··· LISTED ENTRIES

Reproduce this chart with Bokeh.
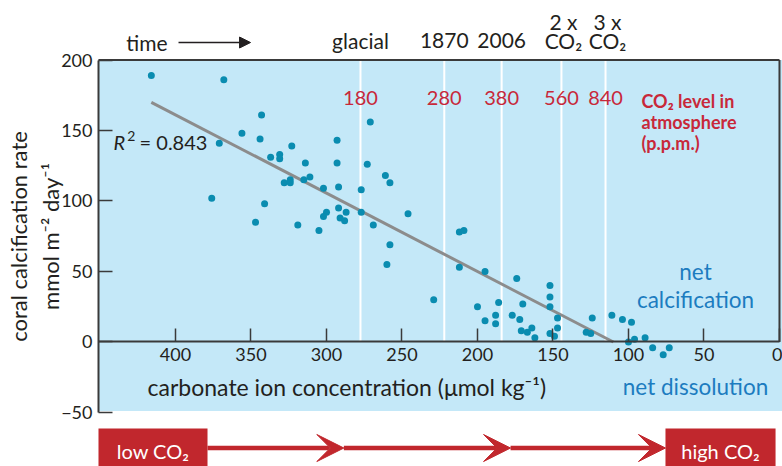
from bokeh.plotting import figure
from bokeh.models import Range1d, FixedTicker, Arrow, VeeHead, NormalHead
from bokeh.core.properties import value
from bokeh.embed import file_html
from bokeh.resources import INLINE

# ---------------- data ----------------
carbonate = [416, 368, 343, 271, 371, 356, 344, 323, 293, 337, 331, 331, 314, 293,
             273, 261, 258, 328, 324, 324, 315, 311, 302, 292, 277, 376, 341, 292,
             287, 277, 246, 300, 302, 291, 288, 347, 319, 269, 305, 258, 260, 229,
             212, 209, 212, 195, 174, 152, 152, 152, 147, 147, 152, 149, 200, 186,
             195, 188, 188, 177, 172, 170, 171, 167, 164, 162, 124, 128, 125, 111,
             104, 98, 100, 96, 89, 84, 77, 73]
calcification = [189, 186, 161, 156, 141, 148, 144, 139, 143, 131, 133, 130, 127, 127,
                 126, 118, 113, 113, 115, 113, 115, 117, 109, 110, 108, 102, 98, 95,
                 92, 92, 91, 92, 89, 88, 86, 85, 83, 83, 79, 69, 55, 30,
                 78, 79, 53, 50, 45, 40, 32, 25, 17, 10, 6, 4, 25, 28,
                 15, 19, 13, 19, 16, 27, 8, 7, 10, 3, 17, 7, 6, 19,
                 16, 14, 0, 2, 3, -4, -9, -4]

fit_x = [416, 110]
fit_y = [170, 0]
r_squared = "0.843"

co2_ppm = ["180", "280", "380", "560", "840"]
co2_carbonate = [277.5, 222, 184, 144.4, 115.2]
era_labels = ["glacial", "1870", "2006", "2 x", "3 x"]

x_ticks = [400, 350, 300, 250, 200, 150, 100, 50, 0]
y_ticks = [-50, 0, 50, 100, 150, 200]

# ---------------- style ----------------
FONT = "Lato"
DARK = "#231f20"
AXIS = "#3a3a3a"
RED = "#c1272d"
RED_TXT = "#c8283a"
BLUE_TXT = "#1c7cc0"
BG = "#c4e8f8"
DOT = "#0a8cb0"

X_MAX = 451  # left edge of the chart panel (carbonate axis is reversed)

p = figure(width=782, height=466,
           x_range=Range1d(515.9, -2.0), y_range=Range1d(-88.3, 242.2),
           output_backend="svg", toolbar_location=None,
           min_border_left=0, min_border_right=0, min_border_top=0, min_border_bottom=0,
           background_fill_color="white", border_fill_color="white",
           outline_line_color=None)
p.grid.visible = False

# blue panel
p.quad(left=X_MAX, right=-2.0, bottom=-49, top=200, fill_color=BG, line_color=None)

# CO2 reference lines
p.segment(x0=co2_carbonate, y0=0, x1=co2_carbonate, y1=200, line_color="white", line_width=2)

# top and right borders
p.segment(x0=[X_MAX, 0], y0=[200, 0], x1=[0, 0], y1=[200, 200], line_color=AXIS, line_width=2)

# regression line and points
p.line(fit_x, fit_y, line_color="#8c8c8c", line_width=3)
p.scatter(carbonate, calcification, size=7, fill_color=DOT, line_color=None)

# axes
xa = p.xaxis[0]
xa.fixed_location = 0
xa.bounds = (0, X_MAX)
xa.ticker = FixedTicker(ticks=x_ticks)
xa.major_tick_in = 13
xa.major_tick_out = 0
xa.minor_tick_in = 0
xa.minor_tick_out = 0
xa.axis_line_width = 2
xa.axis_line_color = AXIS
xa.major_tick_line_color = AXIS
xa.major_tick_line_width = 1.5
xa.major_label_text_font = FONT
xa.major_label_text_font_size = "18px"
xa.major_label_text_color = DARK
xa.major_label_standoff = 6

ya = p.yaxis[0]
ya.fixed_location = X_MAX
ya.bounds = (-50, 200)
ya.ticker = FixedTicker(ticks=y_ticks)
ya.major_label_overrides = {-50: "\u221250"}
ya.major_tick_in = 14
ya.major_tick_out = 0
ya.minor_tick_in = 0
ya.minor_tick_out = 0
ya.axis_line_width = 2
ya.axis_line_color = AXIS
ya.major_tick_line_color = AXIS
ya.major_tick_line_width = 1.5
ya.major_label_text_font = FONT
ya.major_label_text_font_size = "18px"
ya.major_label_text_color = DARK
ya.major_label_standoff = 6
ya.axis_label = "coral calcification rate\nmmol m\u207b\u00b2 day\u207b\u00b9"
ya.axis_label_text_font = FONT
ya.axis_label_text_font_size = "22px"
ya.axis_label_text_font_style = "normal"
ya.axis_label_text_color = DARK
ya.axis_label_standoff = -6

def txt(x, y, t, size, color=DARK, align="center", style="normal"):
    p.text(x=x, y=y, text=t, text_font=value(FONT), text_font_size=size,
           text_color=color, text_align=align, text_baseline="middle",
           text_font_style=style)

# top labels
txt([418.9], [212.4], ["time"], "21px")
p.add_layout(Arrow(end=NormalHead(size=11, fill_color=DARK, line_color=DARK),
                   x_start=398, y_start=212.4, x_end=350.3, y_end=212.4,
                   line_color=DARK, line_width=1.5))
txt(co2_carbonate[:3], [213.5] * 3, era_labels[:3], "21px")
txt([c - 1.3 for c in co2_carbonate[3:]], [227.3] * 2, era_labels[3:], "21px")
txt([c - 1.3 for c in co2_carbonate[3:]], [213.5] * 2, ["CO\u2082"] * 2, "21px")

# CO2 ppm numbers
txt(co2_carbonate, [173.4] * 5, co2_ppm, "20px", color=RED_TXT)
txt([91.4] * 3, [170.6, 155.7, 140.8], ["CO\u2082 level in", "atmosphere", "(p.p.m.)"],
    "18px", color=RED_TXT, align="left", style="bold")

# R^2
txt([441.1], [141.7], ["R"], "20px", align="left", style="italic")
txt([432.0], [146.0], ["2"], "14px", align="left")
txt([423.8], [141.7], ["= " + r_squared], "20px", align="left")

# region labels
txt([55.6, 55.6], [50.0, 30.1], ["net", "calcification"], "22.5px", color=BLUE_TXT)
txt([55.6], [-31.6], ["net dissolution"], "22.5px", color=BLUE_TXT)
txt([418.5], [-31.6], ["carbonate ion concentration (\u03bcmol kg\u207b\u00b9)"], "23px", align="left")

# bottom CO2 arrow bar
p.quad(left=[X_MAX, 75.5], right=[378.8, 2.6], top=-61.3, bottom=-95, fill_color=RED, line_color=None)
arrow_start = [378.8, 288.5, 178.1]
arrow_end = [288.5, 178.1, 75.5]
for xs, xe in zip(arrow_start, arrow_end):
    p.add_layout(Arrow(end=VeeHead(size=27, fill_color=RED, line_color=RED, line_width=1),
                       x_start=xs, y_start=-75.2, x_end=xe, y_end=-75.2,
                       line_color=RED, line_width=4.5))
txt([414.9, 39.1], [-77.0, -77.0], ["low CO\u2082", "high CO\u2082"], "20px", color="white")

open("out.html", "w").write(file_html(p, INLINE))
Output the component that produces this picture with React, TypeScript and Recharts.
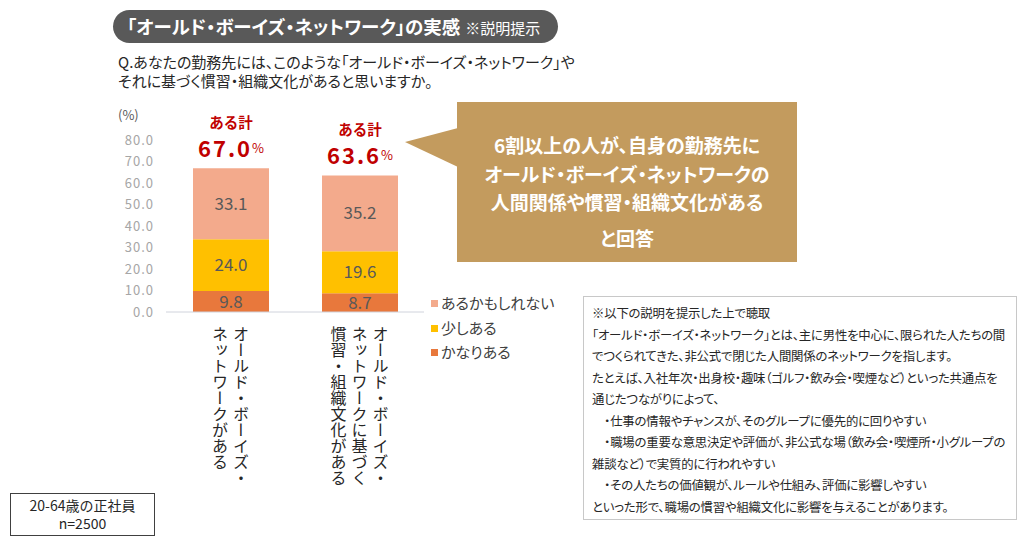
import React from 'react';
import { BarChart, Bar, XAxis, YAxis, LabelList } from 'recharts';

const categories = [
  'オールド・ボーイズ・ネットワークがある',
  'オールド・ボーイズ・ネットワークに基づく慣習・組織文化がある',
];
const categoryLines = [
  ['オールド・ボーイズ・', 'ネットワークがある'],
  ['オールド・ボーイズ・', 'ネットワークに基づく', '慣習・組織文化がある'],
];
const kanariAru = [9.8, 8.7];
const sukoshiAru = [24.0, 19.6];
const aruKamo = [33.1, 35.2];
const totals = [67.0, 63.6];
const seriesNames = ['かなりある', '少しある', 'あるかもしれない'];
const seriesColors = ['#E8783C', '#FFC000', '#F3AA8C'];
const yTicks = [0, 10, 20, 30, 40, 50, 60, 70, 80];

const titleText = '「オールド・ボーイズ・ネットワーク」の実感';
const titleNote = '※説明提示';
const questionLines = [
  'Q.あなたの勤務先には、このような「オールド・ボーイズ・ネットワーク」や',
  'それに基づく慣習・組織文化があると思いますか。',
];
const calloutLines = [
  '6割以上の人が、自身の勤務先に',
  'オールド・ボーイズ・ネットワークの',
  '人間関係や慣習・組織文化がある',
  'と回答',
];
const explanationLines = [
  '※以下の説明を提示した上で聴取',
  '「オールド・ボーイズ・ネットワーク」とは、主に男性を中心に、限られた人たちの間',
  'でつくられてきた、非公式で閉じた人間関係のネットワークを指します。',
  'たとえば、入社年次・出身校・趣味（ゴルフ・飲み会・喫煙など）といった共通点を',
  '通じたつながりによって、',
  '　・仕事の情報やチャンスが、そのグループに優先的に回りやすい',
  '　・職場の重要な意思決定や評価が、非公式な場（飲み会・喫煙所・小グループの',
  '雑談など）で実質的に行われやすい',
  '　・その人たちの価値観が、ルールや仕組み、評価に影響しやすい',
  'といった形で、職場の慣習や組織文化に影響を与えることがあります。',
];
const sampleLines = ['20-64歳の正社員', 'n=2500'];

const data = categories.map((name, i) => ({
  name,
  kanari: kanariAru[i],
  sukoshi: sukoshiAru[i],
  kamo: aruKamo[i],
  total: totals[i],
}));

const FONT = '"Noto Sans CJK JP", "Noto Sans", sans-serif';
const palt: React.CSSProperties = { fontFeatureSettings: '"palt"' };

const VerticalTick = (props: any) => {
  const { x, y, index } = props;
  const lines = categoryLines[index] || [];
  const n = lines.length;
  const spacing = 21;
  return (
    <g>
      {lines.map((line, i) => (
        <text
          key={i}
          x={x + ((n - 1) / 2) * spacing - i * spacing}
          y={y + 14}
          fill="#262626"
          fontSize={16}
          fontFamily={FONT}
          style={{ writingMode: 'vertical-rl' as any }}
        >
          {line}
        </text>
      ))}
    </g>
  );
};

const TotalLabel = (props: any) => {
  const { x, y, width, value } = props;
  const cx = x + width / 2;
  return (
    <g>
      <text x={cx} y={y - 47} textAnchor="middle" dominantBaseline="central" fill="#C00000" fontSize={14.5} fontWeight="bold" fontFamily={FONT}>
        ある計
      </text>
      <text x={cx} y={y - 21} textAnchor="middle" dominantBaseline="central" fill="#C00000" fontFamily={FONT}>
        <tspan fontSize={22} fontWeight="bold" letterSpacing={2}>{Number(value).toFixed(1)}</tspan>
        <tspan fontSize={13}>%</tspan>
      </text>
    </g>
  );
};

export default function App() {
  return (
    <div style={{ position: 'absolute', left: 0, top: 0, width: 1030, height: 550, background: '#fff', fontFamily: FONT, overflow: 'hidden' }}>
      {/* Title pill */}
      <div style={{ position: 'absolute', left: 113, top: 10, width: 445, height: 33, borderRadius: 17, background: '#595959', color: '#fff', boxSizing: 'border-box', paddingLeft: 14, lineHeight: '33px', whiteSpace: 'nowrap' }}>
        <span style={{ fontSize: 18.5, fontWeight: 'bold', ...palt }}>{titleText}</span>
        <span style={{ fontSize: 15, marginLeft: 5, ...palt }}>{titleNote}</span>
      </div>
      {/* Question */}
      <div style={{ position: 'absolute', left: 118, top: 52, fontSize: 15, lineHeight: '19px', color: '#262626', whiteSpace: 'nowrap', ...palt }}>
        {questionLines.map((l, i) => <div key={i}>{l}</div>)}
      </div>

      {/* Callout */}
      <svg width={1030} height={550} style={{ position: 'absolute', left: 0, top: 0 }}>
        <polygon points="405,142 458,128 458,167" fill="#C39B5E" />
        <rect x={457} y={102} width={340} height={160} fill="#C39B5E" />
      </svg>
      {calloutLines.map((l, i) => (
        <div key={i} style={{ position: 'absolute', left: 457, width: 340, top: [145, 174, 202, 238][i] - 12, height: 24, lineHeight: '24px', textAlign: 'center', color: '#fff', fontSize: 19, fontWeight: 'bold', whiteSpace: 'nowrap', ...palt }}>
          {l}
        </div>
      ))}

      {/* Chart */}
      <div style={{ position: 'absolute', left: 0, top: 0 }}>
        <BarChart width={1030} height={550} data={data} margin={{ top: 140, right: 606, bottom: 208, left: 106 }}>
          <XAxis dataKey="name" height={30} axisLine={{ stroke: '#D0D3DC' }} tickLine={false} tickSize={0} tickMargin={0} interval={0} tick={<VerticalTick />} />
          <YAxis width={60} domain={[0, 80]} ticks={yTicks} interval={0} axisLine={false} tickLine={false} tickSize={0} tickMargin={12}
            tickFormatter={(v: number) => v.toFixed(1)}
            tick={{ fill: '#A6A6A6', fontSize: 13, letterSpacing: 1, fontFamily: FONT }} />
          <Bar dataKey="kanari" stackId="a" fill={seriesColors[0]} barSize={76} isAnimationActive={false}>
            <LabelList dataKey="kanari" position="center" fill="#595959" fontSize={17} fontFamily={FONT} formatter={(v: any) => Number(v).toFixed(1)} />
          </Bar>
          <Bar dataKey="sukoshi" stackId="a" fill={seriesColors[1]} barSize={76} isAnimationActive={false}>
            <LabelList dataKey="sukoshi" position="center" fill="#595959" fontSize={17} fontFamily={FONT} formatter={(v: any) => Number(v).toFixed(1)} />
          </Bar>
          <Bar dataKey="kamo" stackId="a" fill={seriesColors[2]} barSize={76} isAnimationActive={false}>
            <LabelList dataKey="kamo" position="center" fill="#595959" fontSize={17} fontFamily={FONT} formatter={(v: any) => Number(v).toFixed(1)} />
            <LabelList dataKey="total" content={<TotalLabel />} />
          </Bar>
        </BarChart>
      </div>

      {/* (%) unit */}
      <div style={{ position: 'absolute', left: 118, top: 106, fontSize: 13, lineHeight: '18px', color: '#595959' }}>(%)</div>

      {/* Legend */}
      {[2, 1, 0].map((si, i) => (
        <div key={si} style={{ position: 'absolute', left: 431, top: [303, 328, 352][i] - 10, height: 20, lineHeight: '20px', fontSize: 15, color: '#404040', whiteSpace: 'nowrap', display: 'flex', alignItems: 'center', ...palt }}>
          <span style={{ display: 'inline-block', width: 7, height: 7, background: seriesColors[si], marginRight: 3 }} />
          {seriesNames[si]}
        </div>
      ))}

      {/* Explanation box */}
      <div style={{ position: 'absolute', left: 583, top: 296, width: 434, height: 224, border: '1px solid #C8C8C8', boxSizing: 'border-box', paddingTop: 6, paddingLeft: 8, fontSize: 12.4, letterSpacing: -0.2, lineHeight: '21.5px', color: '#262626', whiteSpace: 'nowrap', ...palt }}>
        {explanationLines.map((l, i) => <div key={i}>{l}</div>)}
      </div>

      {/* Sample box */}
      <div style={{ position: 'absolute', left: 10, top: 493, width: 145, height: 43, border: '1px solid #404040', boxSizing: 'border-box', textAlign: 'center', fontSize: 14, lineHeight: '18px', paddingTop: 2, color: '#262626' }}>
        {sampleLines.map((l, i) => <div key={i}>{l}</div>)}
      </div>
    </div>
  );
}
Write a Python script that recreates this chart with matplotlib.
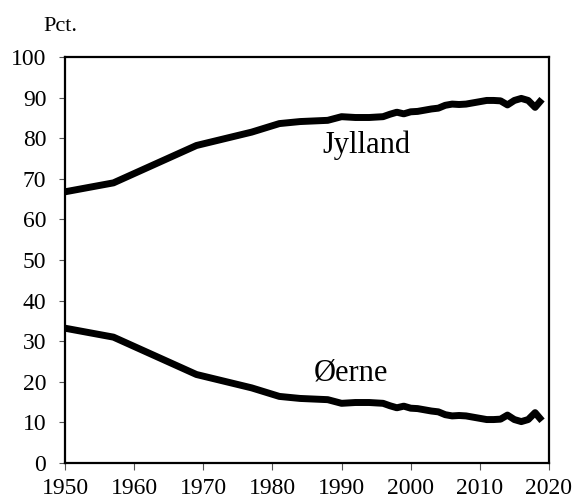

······

TO BE DONE: Leave out the pictures, then repeat the listing above exactly from its first line to the line with "from bokeh.resources import INLINE", inclusive.

OUTPUT:
Reproduce this chart with Bokeh.
from bokeh.plotting import figure
from bokeh.models import Range1d, FixedTicker, Arrow, VeeHead, NormalHead
from bokeh.core.properties import value
from bokeh.embed import file_html
from bokeh.resources import INLINE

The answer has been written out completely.